None of these nuances could be detected in Pride. The film lined up on the one side The Evil Thatcher, represented by the jeering police, impersonal, inhuman and existing only as an object of hate (two of the most sympathetic characters decided whether Fuck Thatcher or Screw Thatcher is the most appropriate epithet for a placard), and on the other a stellar cast of some of Britain's finest actors (Bill Nighy and Imelda Staunton particularly good) portraying the honest, humorous and human miners and their gay supporters. The film assumed that the justification of the strike and the rightness of the miners' cause was a given. It even, for God's sake, played Billy Bragg's There is a Power in a Union over the end credits.  Not one second of screen time was given to the possibility there might have been another side to the argument.

Pride was a co-production by BBC Films. It was nakedly political. Incidentally it also demonstrated a view of gay people which was thoroughly positive, and of the main protagonist's suburban homophobe family as starchy, uptight and repressed. As it happens I'm not a homophobe - for one thing people can't choose their sexuality; for another I don't think it's a binary thing - but there was no mistaking Pride's political partisanship.

A rare example perhaps of history being written by the losers.  Re-written, actually.

I don't mind the BBC making political films. It's very hard to produce art without political resonance anyway. But you have to ask yourself, Would BBC Films have put its money behind a film which took the other view? Would it have backed a film showing Arthur Scargill as an evil communist intent on bringing down the democratically elected Thatcher government? Or about Jack Jones taking money from the KGB? Would it have put money behind a story about dutiful women of South Wales Chapel righteously upset about the promiscuous Aids-bearing homosexuals from the capital? Even to ask the question is to realise how laughably unlikely that would be.
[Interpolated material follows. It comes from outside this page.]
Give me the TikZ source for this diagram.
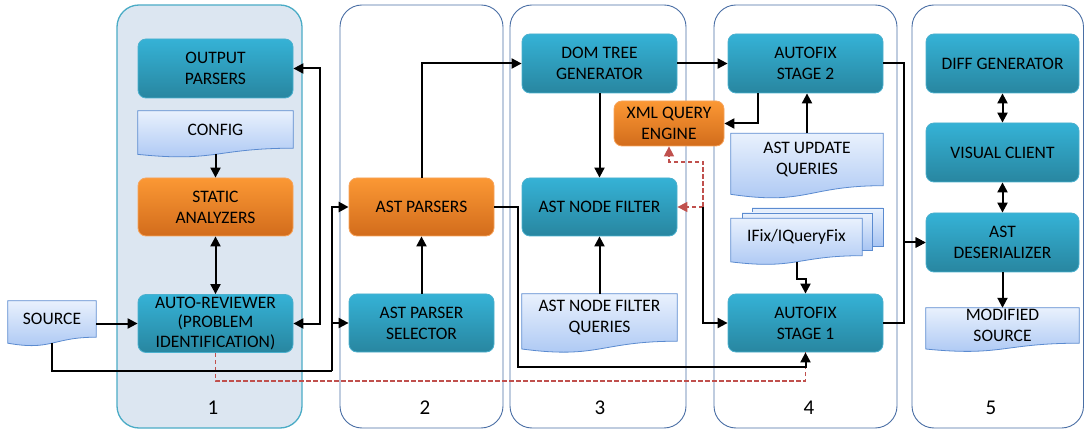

I've enjoyed the BBC's W1A much more. Hugh Bonneville does his bemused apparatchik turn to a tee; the rest of the cast are pretentious, ambitious, fatuous, ruthless and stupid by turns. Why is it funny? Because there's an element of truth in it.

On the one hand of course we should applaud the BBC for its willingness to lampoon itself in this way. On the other, the Corporation risks nothing by revealing its staff as some of them actually are because it knows that we've got to pay the licence fee anyway.

Two fingers to us - if things really are like this at Broadcasting House, or if we don't like the politics of BBC Films, there's nothing we can do about it.